Upfront: Debating Defense, Defending Debate


Whenever we publish an article on a controversial issue, we're sure to get a stream of letters to the editor. Several months ago it was a column defending, on federalist grounds, the Supreme Court's decision not to declare Georgia's sodomy law unconstitutional. This time it's Assistant Editor Bill Kauffman's recent cover story, "The New Antiwar Capitalists." The editors have again decided to devote the whole Letters section (beginning on page 6) to the issue to convey a good sense of the range of response.

It's inevitable that people with the same general framework will disagree on particular issues. REASON has a long and, we think, positive tradition of airing in its pages diverse conclusions informed by a broad commitment to reason as the means and liberty as the condition of the good human life.

On foreign policy in particular—a perennially sticky issue within every group across the political spectrum—REASON has published numerous views over the years. To cite a few examples: The July 1977 issue, "The Problem of Defense," was given over to a three-way debate on the pros and cons of intervention. A year earlier there was a ringing defense of noninterventionism in "Washington, FDR, and the Convoys." In February 1984 Senior Editor Tibor Machan argued against an isolationist position. So if you're worried—or elated—that REASON has, in publishing Bill's article, adopted one particular conclusion about the U.S. role in the world, consider the context.
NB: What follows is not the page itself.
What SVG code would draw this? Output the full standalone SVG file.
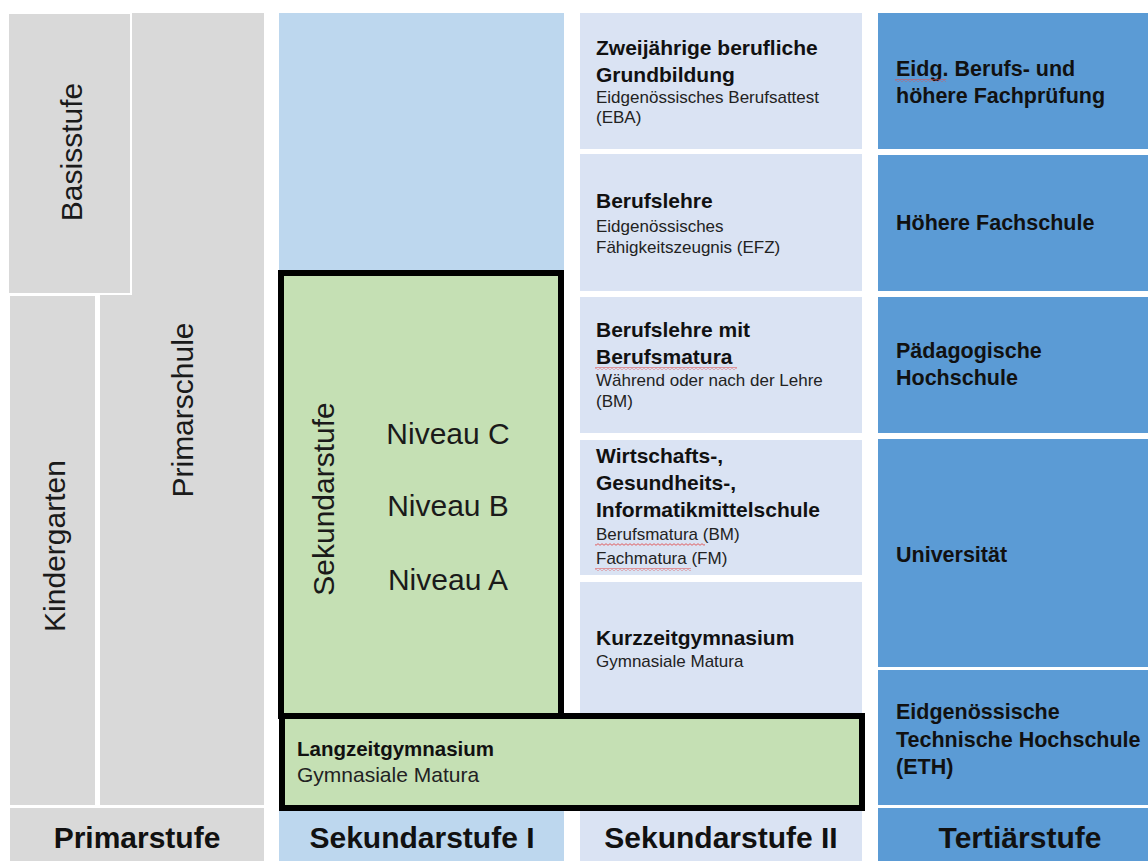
<svg xmlns="http://www.w3.org/2000/svg" width="1148" height="861" viewBox="0 0 1148 861">
<defs>
<pattern id="wave" width="4" height="3" patternUnits="userSpaceOnUse">
<path d="M0,2.3 L2,0.7 L4,2.3" fill="none" stroke="#e05050" stroke-width="0.9"/>
</pattern>
<style>
.gray{fill:#d9d9d9}
.s1{fill:#bdd7ee}
.s2{fill:#dae3f3}
.t3{fill:#5b9bd5}
.green{fill:#c5e0b4;stroke:#000;stroke-width:6}
.rot{font-family:"Liberation Sans",Arial,sans-serif;font-size:30px;fill:#1a1a1a;text-anchor:middle}
.niv{font-family:"Liberation Sans",Arial,sans-serif;font-size:30px;fill:#1a1a1a;text-anchor:middle}
.foot{font-family:"Liberation Sans",Arial,sans-serif;font-size:30px;font-weight:bold;fill:#111;text-anchor:middle}
.h{font-family:"Liberation Sans",Arial,sans-serif;font-size:21px;font-weight:bold;fill:#111}
.ht{font-family:"Liberation Sans",Arial,sans-serif;font-size:21.5px;font-weight:bold;fill:#111}
.sub{font-family:"Liberation Sans",Arial,sans-serif;font-size:17px;fill:#222}
.wv{fill:url(#wave)}
</style>
</defs>
<rect width="1148" height="861" fill="#fff"/>

<!-- Primarstufe -->
<g id="primarschule">
<rect class="gray" x="100" y="13" width="164" height="792"/>
<text class="rot" transform="translate(193,410) rotate(-90)">Primarschule</text>
</g>
<g id="basisstufe">
<rect class="gray" x="8" y="13" width="123" height="281" stroke="#fff" stroke-width="2"/>
<text class="rot" transform="translate(82,152) rotate(-90)">Basisstufe</text>
</g>
<g id="kindergarten">
<rect class="gray" x="10" y="296" width="85" height="509"/>
<text class="rot" transform="translate(65,546) rotate(-90)">Kindergarten</text>
</g>
<g id="label-primarstufe">
<rect class="gray" x="10" y="808" width="254" height="53"/>
<text class="foot" x="137" y="848">Primarstufe</text>
</g>

<!-- Sekundarstufe I -->
<g id="sek1-top">
<rect class="s1" x="279" y="13" width="285" height="262"/>
</g>
<g id="label-sek1">
<rect class="s1" x="279" y="808" width="285" height="53"/>
<text class="foot" x="422" y="848">Sekundarstufe I</text>
</g>

<!-- Sekundarstufe II -->
<g id="zweijaehrige">
<rect class="s2" x="580" y="13" width="282" height="136"/>
<text class="h" x="596" y="55">Zweijährige berufliche</text>
<text class="h" x="596" y="82">Grundbildung</text>
<text class="sub" x="596" y="103">Eidgenössisches Berufsattest</text>
<text class="sub" x="596" y="123">(EBA)</text>
</g>
<g id="berufslehre">
<rect class="s2" x="580" y="154" width="282" height="137"/>
<text class="h" x="596" y="208">Berufslehre</text>
<text class="sub" x="596" y="232">Eidgenössisches</text>
<text class="sub" x="596" y="253">Fähigkeitszeugnis (EFZ)</text>
</g>
<g id="berufsmatura">
<rect class="s2" x="580" y="297" width="282" height="136"/>
<text class="h" x="596" y="337">Berufslehre mit</text>
<text class="h" x="596" y="364">Berufsmatura</text>
<rect class="wv" x="595" y="367" width="142" height="3"/>
<text class="sub" x="596" y="386">Während oder nach der Lehre</text>
<text class="sub" x="596" y="407">(BM)</text>
</g>
<g id="mittelschule">
<rect class="s2" x="580" y="440" width="282" height="135"/>
<text class="h" x="596" y="463">Wirtschafts-,</text>
<text class="h" x="596" y="490">Gesundheits-,</text>
<text class="h" x="596" y="517">Informatikmittelschule</text>
<text class="sub" x="596" y="540">Berufsmatura (BM)</text>
<rect class="wv" x="595" y="543" width="110" height="3"/>
<text class="sub" x="596" y="564">Fachmatura (FM)</text>
<rect class="wv" x="595" y="568" width="96" height="3"/>
</g>
<g id="kurzzeitgymnasium">
<rect class="s2" x="580" y="582" width="282" height="226"/>
<text class="h" x="596" y="645">Kurzzeitgymnasium</text>
<text class="sub" x="596" y="667">Gymnasiale Matura</text>
</g>
<g id="label-sek2">
<rect class="s2" x="580" y="808" width="282" height="53"/>
<text class="foot" x="721" y="848">Sekundarstufe II</text>
</g>

<!-- Green boxes -->
<g id="sekundarstufe">
<rect class="green" x="281" y="273" width="280" height="443"/>
<text class="rot" transform="translate(334,499) rotate(-90)">Sekundarstufe</text>
<text class="niv" x="448" y="444">Niveau C</text>
<text class="niv" x="448" y="516">Niveau B</text>
<text class="niv" x="448" y="590">Niveau A</text>
</g>
<g id="langzeitgymnasium">
<rect class="green" x="282" y="716" width="580" height="92"/>
<text class="h" x="297" y="756" style="font-size:20.5px">Langzeitgymnasium</text>
<text class="sub" x="297" y="782" style="font-size:21px">Gymnasiale Matura</text>
</g>

<!-- Tertiärstufe -->
<g id="berufspruefung">
<rect class="t3" x="878" y="13" width="272" height="136"/>
<text class="ht" x="896" y="76">Eidg. Berufs- und</text>
<rect class="wv" x="895" y="79" width="51" height="3"/>
<text class="ht" x="896" y="103">höhere Fachprüfung</text>
</g>
<g id="fachschule">
<rect class="t3" x="878" y="155" width="272" height="136"/>
<text class="ht" x="896" y="230">Höhere Fachschule</text>
</g>
<g id="paedagogische">
<rect class="t3" x="878" y="297" width="272" height="136"/>
<text class="ht" x="896" y="358">Pädagogische</text>
<text class="ht" x="896" y="385">Hochschule</text>
</g>
<g id="universitaet">
<rect class="t3" x="878" y="439" width="272" height="228"/>
<text class="ht" x="896" y="562">Universität</text>
</g>
<g id="eth">
<rect class="t3" x="878" y="670" width="272" height="135"/>
<text class="ht" x="896" y="719">Eidgenössische</text>
<text class="ht" x="896" y="747">Technische Hochschule</text>
<text class="ht" x="896" y="774">(ETH)</text>
</g>
<g id="label-tertiaer">
<rect class="t3" x="878" y="808" width="272" height="53"/>
<text class="foot" x="1020" y="848">Tertiärstufe</text>
</g>

<g id="connectors"/>
</svg>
An important element of that context, in addition to the magazine's own history, is the work of the Reason Foundation. Besides publishing REASON, the foundation conducts various activities as a public-policy "think tank." One of these, launched in 1982, was an 18-month project to develop an overall framework of defense and foreign-policy principles consistent with the values of a free society.

The 10-member project team included a political philosopher, a historian, an economist, a political scientist, a sociologist, a nuclear-weapons physicist, and myself—an aerospace engineer turned editor, publisher, and president of the Reason Foundation. These people wrote initial papers in their areas of interest and expertise, met for three days of intensive discussion and debate, and then spent more months revising and refining their positions. Remarkably, after a good deal of back and forth, they ended up coming to general agreement about the broad outlines of policy appropriate to a free society. The results are found in the 1984 book Defending a Free Society, published by Lexington Books.

The purpose of national defense, we agreed, is to protect the rights and freedoms of America and Americans—not to make the entire world safe for democracy or other such grandiose objectives. And the means used must be consistent with the principles of liberty—both organizationally (for example, no conscription) and strategically (for example, no use of terror and mass-murder). Some of the implications of these principles were also explored, and continue to be considered by the foundation and in the magazine.

It is within this general framework that "The New Antiwar Capitalists" appeared. Contrary to the fears of some, we are well aware of the serious threat posed by the Soviet Union and its designs on the world. What policy prescriptions follow from that threat is a matter of intense interest here and will continue to be addressed in REASON.